Start

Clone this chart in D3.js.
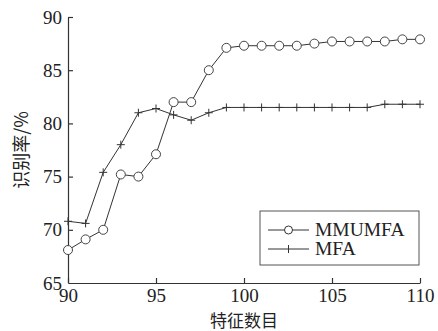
<!DOCTYPE html>
<html>
<head>
<meta charset="utf-8">
<script src="https://cdn.jsdelivr.net/npm/d3@7"></script>
<style>
body { margin: 0; background: #fff; }
svg { display: block; }
</style>
</head>
<body>
<svg width="438" height="331"></svg>
<script>
// feature counts on the x axis
var features = [90,91,92,93,94,95,96,97,98,99,100,101,102,103,104,105,106,107,108,109,110]

// recognition rate (%)
var mmumfa = [68.1,69.1,70.0,75.2,75.0,77.1,82.0,82.0,85.0,87.1,87.3,87.3,87.3,87.3,87.5,87.7,87.7,87.7,87.7,87.9,87.9]
var mfa = [70.8,70.6,75.4,78.0,81.0,81.4,80.8,80.3,81.0,81.5,81.5,81.5,81.5,81.5,81.5,81.5,81.5,81.5,81.8,81.8,81.8]

var xTicks = [90,95,100,105,110]
var yTicks = [65,70,75,80,85,90]

var margins = {top:17,right:18,bottom:48,left:68}
var screen = {width:438,height:331}
var width = screen.width - margins.left - margins.right
var height = screen.height - margins.top - margins.bottom

var serif = "Liberation Serif, Times New Roman, serif"

var svg = d3.select("svg")

var xScale = d3.scaleLinear()
                .domain([90,110])
                .range([0,width])

var yScale = d3.scaleLinear()
                .domain([65,90])
                .range([height,0])

var plot = svg.append("g")
    .attr("transform","translate("+margins.left+","+margins.top+")")

// axes with ticks pointing inward
var xAxis = d3.axisBottom(xScale).tickValues(xTicks).tickSizeInner(-5).tickSizeOuter(0).tickPadding(3)
var yAxis = d3.axisLeft(yScale).tickValues(yTicks).tickSizeInner(-5).tickSizeOuter(0).tickPadding(6)

var gx = plot.append("g")
    .attr("transform","translate(0,"+height+")")
    .call(xAxis)

var gy = plot.append("g").call(yAxis)

gx.attr("font-family",serif).attr("font-size",19)
gy.attr("font-family",serif).attr("font-size",19)
plot.selectAll(".tick text")
    .style("font-family",serif).style("font-size","19px").attr("fill","#222")
gx.selectAll("text").attr("dy","0.85em")

plot.selectAll(".domain").attr("stroke","#333").attr("stroke-width",1.2)
plot.selectAll(".tick line").attr("stroke","#333").attr("stroke-width",1.2)
gy.selectAll(".tick").filter(function(d){return d==65}).select("line").remove()

var lineGenerator = function(values)
    {
        return d3.line()
            .x(function(d,i){return xScale(features[i])})
            .y(function(d){return yScale(d)})(values)
    }

plot.append("path")
    .attr("d",lineGenerator(mfa))
    .attr("fill","none").attr("stroke","#333").attr("stroke-width",1)

plot.append("path")
    .attr("d",lineGenerator(mmumfa))
    .attr("fill","none").attr("stroke","#333").attr("stroke-width",1)

// plus markers for MFA
plot.selectAll(".plus")
    .data(mfa)
    .enter()
    .append("path")
    .attr("class","plus")
    .attr("d",function(d,i){
        var x = xScale(features[i]), y = yScale(d)
        return "M"+(x-4)+","+y+"H"+(x+4)+"M"+x+","+(y-4)+"V"+(y+4)
    })
    .attr("stroke","#333").attr("stroke-width",1).attr("fill","none")

// circle markers for MMUMFA
plot.selectAll(".circ")
    .data(mmumfa)
    .enter()
    .append("circle")
    .attr("class","circ")
    .attr("cx",function(d,i){return xScale(features[i])})
    .attr("cy",function(d){return yScale(d)})
    .attr("r",4.5)
    .attr("fill","#fff").attr("stroke","#444").attr("stroke-width",1)

// legend
var legend = svg.append("g").attr("transform","translate(260,211)")
legend.append("rect")
    .attr("width",159).attr("height",54)
    .attr("fill","#fff").attr("stroke","#555").attr("stroke-width",1)

var legendItems = [{name:"MMUMFA",mark:"circle"},{name:"MFA",mark:"plus"}]
legendItems.forEach(function(item,i)
    {
        var y = 19 + i*19
        legend.append("line").attr("x1",8).attr("x2",49).attr("y1",y).attr("y2",y)
            .attr("stroke","#333").attr("stroke-width",1)
        if(item.mark=="circle")
            legend.append("circle").attr("cx",28.5).attr("cy",y).attr("r",4)
                .attr("fill","#fff").attr("stroke","#333")
        else
            legend.append("line").attr("x1",28.5).attr("x2",28.5).attr("y1",y-4).attr("y2",y+4)
                .attr("stroke","#333")
        legend.append("text").attr("x",55).attr("y",y+6)
            .attr("font-family",serif).attr("font-size",19.5).attr("fill","#222")
            .text(item.name)
    })

// axis titles
svg.append("text")
    .attr("x",margins.left+width/2).attr("y",326.5)
    .attr("text-anchor","middle")
    .attr("font-family","Noto Sans CJK SC").attr("font-size",17).attr("fill","#222")
    .text("特征数目")

svg.append("text")
    .attr("transform","translate(28,150) rotate(-90)")
    .attr("text-anchor","middle")
    .attr("font-family","Noto Sans CJK SC").attr("font-size",18).attr("fill","#222")
    .text("识别率/%")
</script>
</body>
</html>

End

§ Problem statement
Pictures are excluded; copy all other data exactly as shown.

§ Result of this task
Clone this chart in D3.js.
<!DOCTYPE html>
<html>
<head>
<meta charset="utf-8">
<script src="https://cdn.jsdelivr.net/npm/d3@7"></script>
<style>
body { margin: 0; background: #fff; }
svg { display: block; }
</style>
</head>
<body>
<svg width="438" height="331"></svg>
<script>
// feature counts on the x axis
var features = [90,91,92,93,94,95,96,97,98,99,100,101,102,103,104,105,106,107,108,109,110]

// recognition rate (%)
var mmumfa = [68.1,69.1,70.0,75.2,75.0,77.1,82.0,82.0,85.0,87.1,87.3,87.3,87.3,87.3,87.5,87.7,87.7,87.7,87.7,87.9,87.9]
var mfa = [70.8,70.6,75.4,78.0,81.0,81.4,80.8,80.3,81.0,81.5,81.5,81.5,81.5,81.5,81.5,81.5,81.5,81.5,81.8,81.8,81.8]

var xTicks = [90,95,100,105,110]
var yTicks = [65,70,75,80,85,90]

var margins = {top:17,right:18,bottom:48,left:68}
var screen = {width:438,height:331}
var width = screen.width - margins.left - margins.right
var height = screen.height - margins.top - margins.bottom

var serif = "Liberation Serif, Times New Roman, serif"

var svg = d3.select("svg")

var xScale = d3.scaleLinear()
                .domain([90,110])
                .range([0,width])

var yScale = d3.scaleLinear()
                .domain([65,90])
                .range([height,0])

var plot = svg.append("g")
    .attr("transform","translate("+margins.left+","+margins.top+")")

// axes with ticks pointing inward
var xAxis = d3.axisBottom(xScale).tickValues(xTicks).tickSizeInner(-5).tickSizeOuter(0).tickPadding(3)
var yAxis = d3.axisLeft(yScale).tickValues(yTicks).tickSizeInner(-5).tickSizeOuter(0).tickPadding(6)

var gx = plot.append("g")
    .attr("transform","translate(0,"+height+")")
    .call(xAxis)

var gy = plot.append("g").call(yAxis)

gx.attr("font-family",serif).attr("font-size",19)
gy.attr("font-family",serif).attr("font-size",19)
plot.selectAll(".tick text")
    .style("font-family",serif).style("font-size","19px").attr("fill","#222")
gx.selectAll("text").attr("dy","0.85em")

plot.selectAll(".domain").attr("stroke","#333").attr("stroke-width",1.2)
plot.selectAll(".tick line").attr("stroke","#333").attr("stroke-width",1.2)
gy.selectAll(".tick").filter(function(d){return d==65}).select("line").remove()

var lineGenerator = function(values)
    {
        return d3.line()
            .x(function(d,i){return xScale(features[i])})
            .y(function(d){return yScale(d)})(values)
    }

plot.append("path")
    .attr("d",lineGenerator(mfa))
    .attr("fill","none").attr("stroke","#333").attr("stroke-width",1)

plot.append("path")
    .attr("d",lineGenerator(mmumfa))
    .attr("fill","none").attr("stroke","#333").attr("stroke-width",1)

// plus markers for MFA
plot.selectAll(".plus")
    .data(mfa)
    .enter()
    .append("path")
    .attr("class","plus")
    .attr("d",function(d,i){
        var x = xScale(features[i]), y = yScale(d)
        return "M"+(x-4)+","+y+"H"+(x+4)+"M"+x+","+(y-4)+"V"+(y+4)
    })
    .attr("stroke","#333").attr("stroke-width",1).attr("fill","none")

// circle markers for MMUMFA
plot.selectAll(".circ")
    .data(mmumfa)
    .enter()
    .append("circle")
    .attr("class","circ")
    .attr("cx",function(d,i){return xScale(features[i])})
    .attr("cy",function(d){return yScale(d)})
    .attr("r",4.5)
    .attr("fill","#fff").attr("stroke","#444").attr("stroke-width",1)

// legend
var legend = svg.append("g").attr("transform","translate(260,211)")
legend.append("rect")
    .attr("width",159).attr("height",54)
    .attr("fill","#fff").attr("stroke","#555").attr("stroke-width",1)

var legendItems = [{name:"MMUMFA",mark:"circle"},{name:"MFA",mark:"plus"}]
legendItems.forEach(function(item,i)
    {
        var y = 19 + i*19
        legend.append("line").attr("x1",8).attr("x2",49).attr("y1",y).attr("y2",y)
            .attr("stroke","#333").attr("stroke-width",1)
        if(item.mark=="circle")
            legend.append("circle").attr("cx",28.5).attr("cy",y).attr("r",4)
                .attr("fill","#fff").attr("stroke","#333")
        else
            legend.append("line").attr("x1",28.5).attr("x2",28.5).attr("y1",y-4).attr("y2",y+4)
                .attr("stroke","#333")
        legend.append("text").attr("x",55).attr("y",y+6)
            .attr("font-family",serif).attr("font-size",19.5).attr("fill","#222")
            .text(item.name)
    })

// axis titles
svg.append("text")
    .attr("x",margins.left+width/2).attr("y",326.5)
    .attr("text-anchor","middle")
    .attr("font-family","Noto Sans CJK SC").attr("font-size",17).attr("fill","#222")
    .text("特征数目")

svg.append("text")
    .attr("transform","translate(28,150) rotate(-90)")
    .attr("text-anchor","middle")
    .attr("font-family","Noto Sans CJK SC").attr("font-size",18).attr("fill","#222")
    .text("识别率/%")
</script>
</body>
</html>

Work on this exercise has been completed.